The operator visited the site at 05:00 hours on the morning of 31st May and found the filtered water aluminium level to be 3.00 mg/l and the final water leaving the clear water tank was 540 µg/l (the PCV is 200µg/l). The WTW flows were diverted away from the CWT to waste until the water quality was recovered at 09:00 hours.

The root cause of the event was the action taken by the operator to dramatically change the coagulation pH.

Ultimately a number of issues resulted in high aluminium levels being supplied:

  • The operator making such a dramatic change to the coagulation pH towards the end of the working day and not waiting long enough to see the effect of these changes.
  • The delay in going to site due to high priority water quality alarms either not being called out or responded to by stand-by operator.

Actions to address this incident include:

  • Instruction given to site operators not to change WTW process set points without Process Scientist approval.
  • The site alarms and telemetry have been reviewed and the required amendments have been made.
  • An Aztec 2000 Coagulation Controller Installed May 2007. Full automatic controlling of coagulation process will be implemented on completion of front end remedial works mentioned below.
  • Flofilter sand media is being replaced.

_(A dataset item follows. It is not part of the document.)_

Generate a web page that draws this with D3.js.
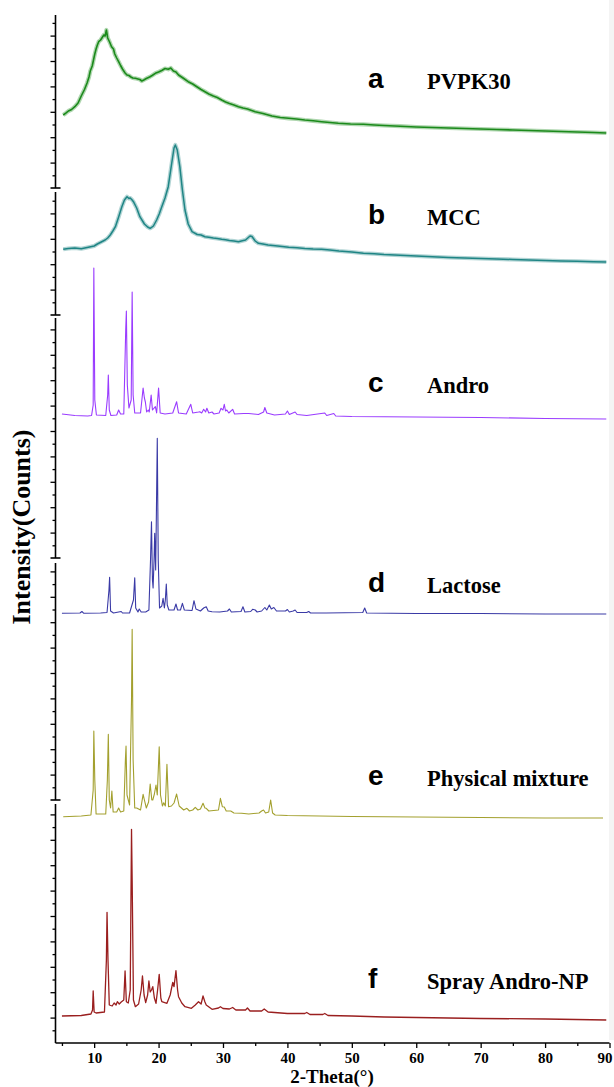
<!DOCTYPE html>
<html>
<head>
<meta charset="utf-8">
<script src="https://cdn.jsdelivr.net/npm/d3@7/dist/d3.min.js"></script>
<style>
html,body{margin:0;padding:0;background:#fff;}
svg{display:block;}
</style>
</head>
<body>
<svg id="chart" width="614" height="1087"></svg>
<script>
// ---------- data (2-Theta in degrees, intensity in arbitrary counts) ----------
const seriesKeys   = ["a", "b", "c", "d", "e", "f"];
const seriesNames  = ["PVPK30", "MCC", "Andro", "Lactose", "Physical mixture", "Spray Andro-NP"];
const xTickLabels  = [10, 20, 30, 40, 50, 60, 70, 80, 90];

const pvpTheta = [5.2,5.6,6,6.5,7,7.5,8,8.5,8.9,9.2,9.4,9.7,9.9,10.1,10.3,10.5,10.7,11,11.2,11.5,11.7,11.9,12.1,12.4,12.7,13,13.2,13.5,13.8,14.1,14.4,14.8,15.1,15.4,15.7,16,16.4,16.8,17.1,17.4,17.7,18.1,18.6,19,19.5,20,20.5,21,21.5,21.9,22.3,22.7,23.1,23.8,24.6,25.3,26,26.6,27.2,27.8,28.5,29.1,29.8,30.4,31,31.7,32.4,33.1,33.8,35,36.2,37.6,38.9,40.2,41.4,42.7,44,45.3,46.6,47.9,49.8,51.8,53.5,55,57.5,60,62.5,65,67.5,70,72.5,75,77.5,80,82.5,85,87.5,89.5];
const pvpCounts = [730,748,770,785,813,850,920,985,1050,1110,1170,1220,1280,1340,1390,1430,1463,1480,1500,1530,1520,1580,1500,1460,1413,1390,1340,1300,1263,1225,1190,1150,1130,1125,1110,1100,1097,1090,1085,1070,1080,1095,1110,1125,1147,1160,1175,1195,1187,1200,1170,1160,1130,1100,1063,1040,1010,985,963,940,920,905,880,860,845,830,813,800,790,763,745,720,705,697,690,680,672,663,655,647,640,637,630,625,618,610,605,600,595,590,585,580,575,570,565,560,555,550];

const mccTheta = [5.2,6,7,8,9.1,10,10.5,11.1,11.7,12.1,12.5,12.9,13.3,13.8,14.3,14.7,15.1,15.4,15.6,15.9,16.1,16.6,17.1,17.8,18.3,18.7,19.2,19.7,20.1,20.5,21,21.5,22,22.4,22.6,22.9,23.3,23.7,24.1,24.6,25.2,26,26.6,27.2,27.8,28.5,29.1,29.8,30.4,31,31.7,32.4,33,33.5,34.2,34.5,35,35.5,36.2,37,38.5,40.2,41.5,42.7,44,45.3,46.6,48,50,51.8,53.5,55,57.5,60,62.5,65,67.5,70,72.5,75,77.5,80,82.5,85,87.5,89.5];
const mccCounts = [657,665,670,662,677,690,710,730,750,770,800,840,883,980,1083,1150,1183,1165,1170,1150,1133,1070,983,910,880,867,890,950,1010,1083,1170,1283,1500,1670,1700,1650,1483,1250,1050,910,833,805,800,783,778,770,765,757,752,745,740,733,742,750,790,785,740,717,710,700,690,677,672,665,660,657,650,640,630,617,612,605,598,590,582,575,570,565,560,555,550,545,540,537,533,530];

const androTheta = [5,7,9,9.6,9.85,9.95,10.1,10.35,11.8,12.1,12.2,12.35,12.6,13.5,13.8,14.1,14.6,14.9,15,15.15,15.4,15.75,15.9,16.05,16.3,17.2,17.6,17.8,17.95,18.15,18.4,18.55,18.85,19.05,19.5,19.7,20,20.25,21,22.2,22.8,23.1,24.3,25,25.3,26.2,26.4,26.7,27,27.3,27.5,27.8,28.3,28.6,29.4,29.7,30,30.2,30.4,30.6,30.9,31.5,31.8,33.2,34,35.5,36.3,36.5,36.8,38,39.7,40,40.3,41.2,41.5,43,45.8,46.1,47.2,47.5,50,60,70,80,89.5];
const androCounts = [160,145,140,145,250,1620,300,150,145,350,550,200,145,150,200,160,160,1000,1190,450,220,300,1380,350,170,170,420,320,280,180,200,180,350,200,233,170,420,170,160,170,283,170,160,257,170,180,183,170,207,180,217,170,180,160,170,217,200,257,190,200,170,207,160,165,165,155,180,225,170,150,160,190,155,180,155,145,170,145,165,140,135,130,125,115,110];

const lactoseTheta = [5,7.8,8.1,8.4,11,12,12.3,12.4,12.55,13,14.2,14.4,15.5,16.1,16.3,16.45,16.8,17,17.3,18,18.5,18.75,18.9,19.05,19.15,19.3,19.4,19.55,19.65,19.8,19.95,20.15,20.5,20.7,20.9,21.05,21.2,21.35,21.6,22.4,22.7,22.95,23.4,23.7,24,25.2,25.5,25.8,26.5,27,27.4,27.7,28.3,29.5,30.7,31,31.3,32.8,33.1,33.4,34.3,34.6,35,35.3,36,36.5,36.8,37.2,37.5,37.9,38.3,39.7,40,40.3,40.9,41.2,41.5,43,43.3,43.6,46,51.7,52,52.3,60,70,80,89.5];
const lactoseCounts = [117,120,135,117,120,125,350,477,140,120,135,120,120,250,473,170,130,160,130,130,150,650,1033,450,370,650,917,550,1050,1867,650,170,190,267,170,250,410,200,150,150,210,150,150,217,150,145,243,160,140,170,183,140,133,130,140,160,130,135,183,130,135,157,150,130,140,175,150,200,160,175,140,140,155,130,140,150,125,125,135,120,120,125,170,120,115,115,110,110];

const mixTheta = [5.2,8,9.5,9.85,9.95,10.1,10.3,11.8,12.05,12.2,12.35,12.55,12.75,12.95,13.5,13.8,14.1,14.6,14.85,14.95,15.1,15.3,15.5,15.8,15.9,16.05,16.3,16.6,17.2,17.6,17.8,18.1,18.45,18.7,18.95,19.1,19.35,19.6,19.8,20.1,20.3,20.6,20.8,21.05,21.3,21.55,22,22.4,22.8,23.2,23.9,24.4,24.8,25.3,25.7,26.1,26.5,26.9,27.2,27.4,27.8,29.3,29.6,29.9,30.2,30.5,31.2,31.7,32.9,34,35.6,36,36.3,36.6,37.1,37.4,37.7,38.1,40,45,50,60,70,80,89];
const mixCounts = [133,140,150,400,990,500,160,160,500,957,300,220,390,180,180,220,180,190,700,840,350,300,250,1300,2007,700,220,220,200,357,300,220,280,460,300,300,360,450,350,833,350,240,273,240,657,233,240,270,360,240,200,217,190,200,227,200,210,267,220,217,190,200,317,233,230,190,190,170,167,160,170,190,200,170,180,300,170,150,145,140,135,130,125,120,120];

const sprayTheta = [5,8,9.5,9.75,9.85,10,10.3,11.6,11.9,12,12.15,12.35,12.8,13.1,13.4,13.6,13.9,14.2,14.6,14.8,15,15.3,15.6,15.75,15.8,15.9,16.1,16.4,16.9,17.3,17.5,17.75,18,18.3,18.5,18.7,18.9,19.1,19.35,19.6,19.85,20.1,20.35,20.5,21.3,21.8,22.2,22.4,22.7,22.95,23.1,23.6,24.1,25.1,25.7,26.2,26.6,26.9,27.2,27.4,28.3,29.3,29.6,30,31,31.5,32,33.5,33.8,34.2,36,36.4,37,38,40,42.7,43,43.5,45.5,45.8,46.3,50,55,60,70,80,89.5];
const sprayCounts = [140,145,160,200,390,180,170,180,700,1177,700,250,240,270,250,283,260,280,300,590,283,270,400,1600,2007,1500,300,233,260,400,540,350,273,350,490,380,400,433,320,267,400,557,320,283,267,350,477,433,593,400,333,270,233,217,250,283,260,340,280,250,207,220,233,215,210,225,200,200,220,190,190,210,180,175,165,165,175,155,155,165,145,140,130,125,115,110,100];

const seriesTheta  = [pvpTheta, mccTheta, androTheta, lactoseTheta, mixTheta, sprayTheta];
const seriesCounts = [pvpCounts, mccCounts, androCounts, lactoseCounts, mixCounts, sprayCounts];

// ---------- layout / style ----------
const colors  = ["#1b8a1b", "#1f8585", "#9a3cff", "#3a3aa6", "#a3a02e", "#9a1f1f"];
const widths  = [1.6, 1.5, 1.1, 1.1, 1.1, 1.3];
const zeroY   = [188, 315, 430, 625, 830, 1030];   // pixel of zero counts per layer
const pxPerCount = 0.1;
const labelY  = [88, 224, 392, 592, 785, 988];
const axisSegs = [[15,188],[192,315],[318,558],[563,800],[804,1043]];

const svg = d3.select("#chart");
const x = d3.scaleLinear().domain([4, 90]).range([55.5, 609.5]);

// faint strip at right edge
svg.append("rect").attr("x", 609).attr("y", 0).attr("width", 5).attr("height", 1040).attr("fill", "#f4f4f4");

// series
seriesKeys.forEach((k, i) => {
  const y = d3.scaleLinear().domain([0, 1000]).range([zeroY[i], zeroY[i] - 1000 * pxPerCount]);
  const pts = seriesTheta[i].map((t, j) => [t, seriesCounts[i][j]]);
  const line = d3.line().x(d => x(d[0])).y(d => y(d[1]));
  if (i < 2) {
    svg.append("path").datum(pts).attr("d", line)
      .attr("fill", "none").attr("stroke", colors[i]).attr("stroke-opacity", 0.35)
      .attr("stroke-width", widths[i] + 2.6).attr("stroke-linejoin", "round");
  }
  svg.append("path").datum(pts).attr("d", line)
    .attr("fill", "none").attr("stroke", colors[i])
    .attr("stroke-width", widths[i]).attr("stroke-linejoin", "round");
});

// labels
seriesKeys.forEach((k, i) => {
  svg.append("text").attr("x", 368).attr("y", labelY[i])
    .attr("font-family", "Liberation Sans, Arial, sans-serif").attr("font-weight", "bold")
    .attr("font-size", 28).attr("fill", "#000").text(k);
  svg.append("text").attr("x", 427).attr("y", labelY[i] + 1)
    .attr("font-family", "Liberation Serif, Times New Roman, serif").attr("font-weight", "bold")
    .attr("font-size", 22.5).attr("fill", "#000").text(seriesNames[i]);
});

// y axis segments
const axisG = svg.append("g");
axisSegs.forEach((seg, si) => {
  const [top, bottom] = seg;
  const ys = d3.scaleLinear().domain([0, (bottom - top) * 10]).range([bottom, top]);
  const maxV = (bottom - top) * 10;
  const majors = d3.range(0, maxV + 1, 254).filter(v => v > 0);
  const minors = d3.range(127, maxV + 1, 254);
  const gMaj = axisG.append("g").attr("transform", "translate(55.5,0)")
    .call(d3.axisLeft(ys).tickValues(majors).tickSize(5).tickFormat(""));
  const gMin = axisG.append("g").attr("transform", "translate(55.5,0)")
    .call(d3.axisLeft(ys).tickValues(minors).tickSize(3).tickFormat(""));
  [gMaj, gMin].forEach(g => {
    g.select(".domain").remove();
    g.selectAll("line").attr("stroke", "#000").attr("stroke-width", 1.3);
  });
  axisG.append("line").attr("x1", 55.5).attr("x2", 55.5).attr("y1", top).attr("y2", bottom)
    .attr("stroke", "#000").attr("stroke-width", 1.6);
  if (si < axisSegs.length - 1) {
    axisG.append("line").attr("x1", 50.5).attr("x2", 60.5).attr("y1", bottom).attr("y2", bottom)
      .attr("stroke", "#000").attr("stroke-width", 1.6);
  }
});

// x axis
const xMaj = svg.append("g").attr("transform", "translate(0,1043)")
  .call(d3.axisBottom(x).tickValues(xTickLabels).tickSize(5).tickPadding(4).tickFormat(d3.format("d")));
const xMin = svg.append("g").attr("transform", "translate(0,1043)")
  .call(d3.axisBottom(x).tickValues(xTickLabels.map(v => v - 5)).tickSize(3).tickFormat(""));
[xMaj, xMin].forEach(g => {
  g.select(".domain").remove();
  g.selectAll("line").attr("stroke", "#000").attr("stroke-width", 1.3);
});
xMaj.selectAll("text").attr("font-family", "Liberation Serif, Times New Roman, serif")
  .attr("font-weight", "bold").attr("font-size", 15).attr("fill", "#000")
  .attr("dx", d => d === 90 ? -5 : 0);
svg.append("line").attr("x1", 55.5).attr("x2", 609.5).attr("y1", 1043).attr("y2", 1043)
  .attr("stroke", "#000").attr("stroke-width", 1.6);

// axis titles
svg.append("text").attr("x", 332).attr("y", 1083).attr("text-anchor", "middle")
  .attr("font-family", "Liberation Serif, Times New Roman, serif").attr("font-weight", "bold")
  .attr("font-size", 19).text("2-Theta(°)");
svg.append("text").attr("transform", "translate(30,527) rotate(-90)").attr("text-anchor", "middle")
  .attr("font-family", "Liberation Serif, Times New Roman, serif").attr("font-weight", "bold")
  .attr("font-size", 26).text("Intensity(Counts)");
</script>
</body>
</html>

DWQR Assessment on the incident

The DWQR assessment of this aluminium failure incident is that it was essentially caused by the operator adjusting the pH control to deal with an increase in turbidity without first discussing the issue with the local process scientist. The situation was exacerbated by the changes having been made towards the end of the working day and the operator leaving the works without waiting to check the effects of the changes he had made. Furthermore, it appears that high priority alarms were suppressed since the operator claimed not to have received any alarm calls later that night or early the next morning. Even when the operator did acknowledge the aluminium alarm there was a delay before he arrived on site.

DWQR notes the actions being taken to improve the process at this works. However, more fundamentally, there is a real issue about operators not changing the process settings without first discussing these with the process scientist and also about delays in responding or not responding to pH, turbidity and aluminium alarms. DWQR notes that operators should by now have been instructed not to make changes to the process without discussing these first with the process scientist and that SW is investigating the delays in response to the alarms. Operators must understand the importance of reacting to alarms and that SW's due diligence can be brought into question if there is any failure on their part in this area.